Vivimos un período de elecciones en que se nos bombardea por los diferentes medios, periodísticos y publicitarios, con mensajes políticos.
Es difícil no sentirse algo estafados por esa sucesión de promesas vagas en una carrera feroz por el quién da más.
Todos nos sentimos de alguna manera más cercanos a algún líder o espectro político, aunque sea difícil encontrar aquél que colme nuestras aspiraciones.
La política es difícil, tener en cuenta todos los factores que confluyen en la dinámica de una sociedad y construir un mensaje creíble, factible y sano no es cosa fácil; pero hay que reivindicar la política como necesaria y a los políticos como personas válidas. Un buen político, en esencia, es o debe ser una persona implicada, comprometida y generosa. Debe serlo porque está poniendo muy alto en su escala de valores el bien público. Salvando excepciones, la gran mayoría de los políticos luchan por ideales en los que ellos consideran que se deben sustentar las reglas para hacer de la nuestra una sociedad más justa.

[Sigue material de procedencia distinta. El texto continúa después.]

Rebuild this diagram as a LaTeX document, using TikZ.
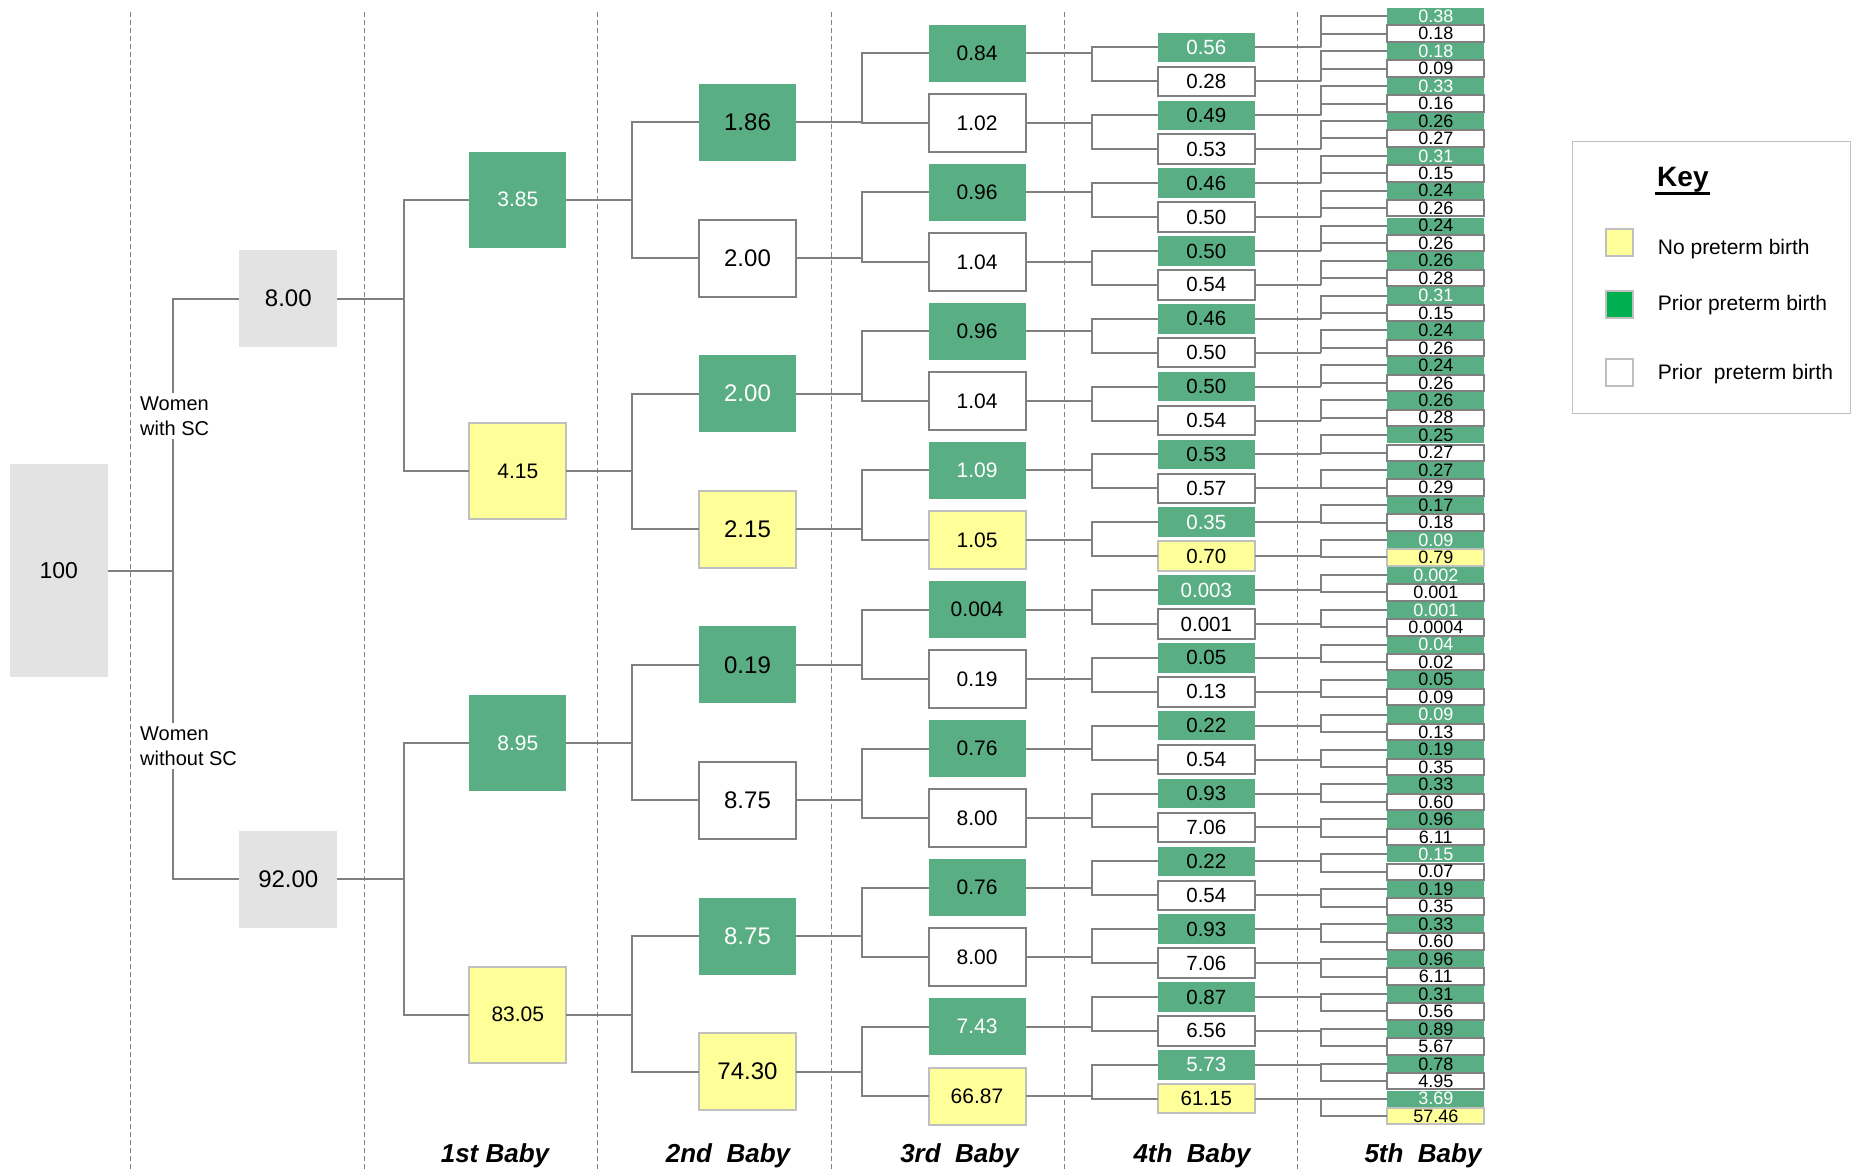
\documentclass[tikz,border=0pt]{standalone}
\usepackage{fontspec}
\setmainfont{Liberation Sans}
\definecolor{gfill}{RGB}{90,174,132}
\definecolor{yfill}{RGB}{255,255,153}
\definecolor{gline}{RGB}{128,128,128}
\definecolor{bgray}{RGB}{227,227,227}
\definecolor{ylline}{RGB}{192,192,192}
\definecolor{keyline}{RGB}{192,192,192}
\definecolor{keygreen}{RGB}{0,176,80}
\newcommand{\fsz}[1]{\fontsize{#1}{#1}\selectfont}
\begin{document}
\begin{tikzpicture}[x=1pt,y=-1pt,
  conn/.style={draw=gline, line width=2pt},
  dashln/.style={draw=gline, line width=1.2pt, dash pattern=on 5pt off 3pt},
  bx/.style={rectangle, inner sep=0pt, outer sep=0pt},
  gbx/.style={bx, fill=gfill, text=black},
  gwbx/.style={bx, fill=gfill, text=white},
  wbx/.style={bx, fill=white, draw=gline, line width=2pt, text=black},
  ybx/.style={bx, fill=yfill, draw=ylline, line width=2pt, text=black},
  graybx/.style={bx, fill=bgray, text=black},
  Lone/.style={minimum width=97pt, minimum height=96pt, font=\fsz{21}},
  Ltwo/.style={minimum width=97pt, minimum height=77pt, font=\fsz{24}},
  Lthree/.style={minimum width=97pt, minimum height=57.5pt, font=\fsz{21}},
  Lfour/.style={minimum width=97pt, minimum height=29.5pt, font=\fsz{20.5}},
  Lfive/.style={minimum width=97pt, minimum height=16.4pt, font=\fsz{18}},
  wlab/.style={anchor=west, fill=white, align=left, inner xsep=3pt, inner ysep=4pt, font=\fontsize{20}{25}\selectfont},
  babylab/.style={anchor=base, font=\bfseries\itshape\fsz{26}},
  keytxt/.style={anchor=base west, inner sep=0pt, font=\fsz{21}},
  swatch/.style={bx, draw=keyline, line width=2pt, minimum size=27pt}
]
\useasboundingbox (0,0) rectangle (1862,1172);

% column separators
\foreach \x in {130.7,364.5,597.7,831.4,1064.5,1297.7}
  \draw[dashln] (\x,12) -- (\x,1172);

% vertical connector positions
\coordinate (V0) at (173,0);
\coordinate (V1) at (403.8,0);
\coordinate (V2) at (632.3,0);
\coordinate (V3) at (862,0);
\coordinate (V4) at (1091.7,0);
\coordinate (V5) at (1321,0);

% root and groups
\node[graybx, minimum width=97.7pt, minimum height=212.4pt, font=\fsz{23}] (a0) at (58.85,570.5) {100};
\node[graybx, minimum width=98pt, minimum height=97pt, font=\fsz{24}] (b1) at (288.3,298.7) {8.00};
\node[graybx, minimum width=98pt, minimum height=97pt, font=\fsz{24}] (b2) at (288.3,879.3) {92.00};

% 1st baby
\foreach \s/\t [count=\i] in {gwbx/3.85, ybx/4.15, gwbx/8.95, ybx/83.05}
  \node[\s, Lone] (c\i) at (517.8,{199.5+271.7*(\i-1)}) {\t};

% 2nd baby
\foreach \s/\t [count=\i] in {gbx/1.86, wbx/2.00, gwbx/2.00, ybx/2.15, gbx/0.19, wbx/8.75, gwbx/8.75, ybx/74.30}
  \node[\s, Ltwo] (d\i) at (747.5,{122.4+135.6*(\i-1)}) {\t};

% 3rd baby
\foreach \s/\t [count=\i] in {gbx/0.84, wbx/1.02, gbx/0.96, wbx/1.04, gbx/0.96, wbx/1.04, gwbx/1.09, ybx/1.05,
  gbx/0.004, wbx/0.19, gbx/0.76, wbx/8.00, gbx/0.76, wbx/8.00, gwbx/7.43, ybx/66.87}
  \node[\s, Lthree] (e\i) at (977,{53.3+69.53*(\i-1)}) {\t};

% 4th baby
\foreach \s/\t [count=\i] in {gwbx/0.56, wbx/0.28, gbx/0.49, wbx/0.53, gbx/0.46, wbx/0.50, gbx/0.50, wbx/0.54,
  gbx/0.46, wbx/0.50, gbx/0.50, wbx/0.54, gbx/0.53, wbx/0.57, gwbx/0.35, ybx/0.70,
  gwbx/0.003, wbx/0.001, gbx/0.05, wbx/0.13, gbx/0.22, wbx/0.54, gbx/0.93, wbx/7.06,
  gbx/0.22, wbx/0.54, gbx/0.93, wbx/7.06, gbx/0.87, wbx/6.56, gwbx/5.73, ybx/61.15}
  \node[\s, Lfour] (f\i) at (1206.3,{47.5+33.91*(\i-1)}) {\t};

% 5th baby
\foreach \s/\t [count=\i] in {gwbx/0.38, wbx/0.18, gwbx/0.18, wbx/0.09, gwbx/0.33, wbx/0.16, gbx/0.26, wbx/0.27,
  gwbx/0.31, wbx/0.15, gbx/0.24, wbx/0.26, gbx/0.24, wbx/0.26, gbx/0.26, wbx/0.28,
  gwbx/0.31, wbx/0.15, gbx/0.24, wbx/0.26, gbx/0.24, wbx/0.26, gbx/0.26, wbx/0.28,
  gbx/0.25, wbx/0.27, gbx/0.27, wbx/0.29, gbx/0.17, wbx/0.18, gwbx/0.09, ybx/0.79,
  gwbx/0.002, wbx/0.001, gwbx/0.001, wbx/0.0004, gwbx/0.04, wbx/0.02, gbx/0.05, wbx/0.09,
  gwbx/0.09, wbx/0.13, gbx/0.19, wbx/0.35, gbx/0.33, wbx/0.60, gbx/0.96, wbx/6.11,
  gwbx/0.15, wbx/0.07, gbx/0.19, wbx/0.35, gbx/0.33, wbx/0.60, gbx/0.96, wbx/6.11,
  gbx/0.31, wbx/0.56, gbx/0.89, wbx/5.67, gbx/0.78, wbx/4.95, gwbx/3.69, ybx/57.46}
  \node[\s, Lfive] (g\i) at (1435.8,{16.2+17.46*(\i-1)}) {\t};

% connectors
\draw[conn] (a0.east) -- (a0.east -| V0) (b1.west) -| (a0.east -| V0) |- (b2.west);
\foreach \i in {1,2} {
  \pgfmathtruncatemacro\ca{2*\i-1}\pgfmathtruncatemacro\cb{2*\i}
  \draw[conn] (b\i.east) -- (b\i.east -| V1) (c\ca.west) -| (b\i.east -| V1) |- (c\cb.west);
}
\foreach \i in {1,...,4} {
  \pgfmathtruncatemacro\ca{2*\i-1}\pgfmathtruncatemacro\cb{2*\i}
  \draw[conn] (c\i.east) -- (c\i.east -| V2) (d\ca.west) -| (c\i.east -| V2) |- (d\cb.west);
}
\foreach \i in {1,...,8} {
  \pgfmathtruncatemacro\ca{2*\i-1}\pgfmathtruncatemacro\cb{2*\i}
  \draw[conn] (d\i.east) -- (d\i.east -| V3) (e\ca.west) -| (d\i.east -| V3) |- (e\cb.west);
}
\foreach \i in {1,...,16} {
  \pgfmathtruncatemacro\ca{2*\i-1}\pgfmathtruncatemacro\cb{2*\i}
  \draw[conn] (e\i.east) -- (e\i.east -| V4) (f\ca.west) -| (e\i.east -| V4) |- (f\cb.west);
}
\foreach \i in {1,...,32} {
  \pgfmathtruncatemacro\ca{2*\i-1}\pgfmathtruncatemacro\cb{2*\i}
  \draw[conn] (f\i.east) -- (f\i.east -| V5) (g\ca.west) -| (f\i.east -| V5) |- (g\cb.west);
}

% branch labels
\node[wlab] (lsc) at (137,416) {Women\\with SC};
\node[wlab] (lnsc) at (137,746) {Women\\without SC};

% bottom labels
\node[babylab] (bb1) at (495,1162) {1st Baby};
\node[babylab] (bb2) at (728,1162) {2nd~ Baby};
\node[babylab] (bb3) at (959.5,1162) {3rd~ Baby};
\node[babylab] (bb4) at (1192,1162) {4th~ Baby};
\node[babylab] (bb5) at (1423,1162) {5th~ Baby};

% key
\node[bx, draw=keyline, line width=1.5pt, minimum width=278.4pt, minimum height=271.6pt] (key) at (1711.5,277.5) {};
\node[anchor=base west, inner sep=0pt, font=\bfseries\fsz{28}] (keyt) at (1657,186.7) {Key};
\draw[line width=3pt] ([yshift=-6.5pt,xshift=-2pt]keyt.base west) -- ([yshift=-6.5pt,xshift=1pt]keyt.base east);
\node[swatch, fill=yfill] (sw1) at (1619.7,242.2) {};
\node[swatch, fill=keygreen] (sw2) at (1619.7,304.5) {};
\node[swatch, fill=white] (sw3) at (1619.7,372.7) {};
\node[keytxt] (kt1) at (1657.7,254) {No preterm birth};
\node[keytxt] (kt2) at (1657.7,310) {Prior preterm birth};
\node[keytxt] (kt3) at (1657.7,379.3) {Prior~ preterm birth};
\end{tikzpicture}
\end{document}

En esta situación hay algo que me molesta especialmente y de lo que todos alguna vez hemos pecado: dar por supuesta la afinidad política en el otro. Ridiculizar a Zapatero, a Rajoy o a Llamazares, a los de derechas o a los de izquierda, a los nacionalistas o a los que no lo son, cuando estamos en reuniones de amigos, compañeros de trabajo o simplemente conocidos, en las que no necesariamente sabemos cómo respira el otro.

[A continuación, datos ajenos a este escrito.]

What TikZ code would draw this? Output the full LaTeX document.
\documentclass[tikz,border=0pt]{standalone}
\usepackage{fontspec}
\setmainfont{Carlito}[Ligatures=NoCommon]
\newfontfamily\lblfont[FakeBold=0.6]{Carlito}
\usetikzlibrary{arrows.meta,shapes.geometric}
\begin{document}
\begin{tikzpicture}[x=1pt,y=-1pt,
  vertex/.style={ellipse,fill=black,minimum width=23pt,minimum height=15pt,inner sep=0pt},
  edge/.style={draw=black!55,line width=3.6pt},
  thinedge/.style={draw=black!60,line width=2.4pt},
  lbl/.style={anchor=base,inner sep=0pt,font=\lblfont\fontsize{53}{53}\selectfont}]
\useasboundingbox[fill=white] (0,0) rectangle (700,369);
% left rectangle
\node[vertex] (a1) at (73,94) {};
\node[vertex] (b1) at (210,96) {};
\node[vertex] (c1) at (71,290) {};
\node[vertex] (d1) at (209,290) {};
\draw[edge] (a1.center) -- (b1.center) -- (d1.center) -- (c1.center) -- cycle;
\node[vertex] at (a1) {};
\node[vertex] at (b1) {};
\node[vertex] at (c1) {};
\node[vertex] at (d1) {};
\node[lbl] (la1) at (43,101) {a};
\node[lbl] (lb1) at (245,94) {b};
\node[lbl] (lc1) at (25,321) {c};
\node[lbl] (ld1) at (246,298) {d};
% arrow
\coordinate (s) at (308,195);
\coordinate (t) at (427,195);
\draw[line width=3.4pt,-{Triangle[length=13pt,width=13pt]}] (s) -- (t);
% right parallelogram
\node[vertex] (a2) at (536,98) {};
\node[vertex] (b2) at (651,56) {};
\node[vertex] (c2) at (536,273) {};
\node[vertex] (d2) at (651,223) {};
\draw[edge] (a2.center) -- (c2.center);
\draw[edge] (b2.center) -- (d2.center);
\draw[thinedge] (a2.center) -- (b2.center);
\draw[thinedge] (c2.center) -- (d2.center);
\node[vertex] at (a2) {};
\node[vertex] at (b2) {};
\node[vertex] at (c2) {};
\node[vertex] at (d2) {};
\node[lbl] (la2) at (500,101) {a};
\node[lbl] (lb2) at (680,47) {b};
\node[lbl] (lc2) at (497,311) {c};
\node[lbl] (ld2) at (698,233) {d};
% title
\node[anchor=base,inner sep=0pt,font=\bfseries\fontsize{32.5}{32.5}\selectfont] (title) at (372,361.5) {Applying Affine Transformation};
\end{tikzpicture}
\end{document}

Creo que no nos debemos permitir el anatemizar a ningún líder político en público por respeto a quien puede no compartir esa opinión. Salvando el reducido círculo de las personas más íntimamente unidas a nosotros, dar por supuesto en el otro determinadas afinidades políticas es un gran error.
La verdadera democracia es poder opinar teniendo en cuenta siempre que quien se toma el café o la cerveza con nosotros tiene tanto derecho como tú a creer que la suya es la mejor opción política.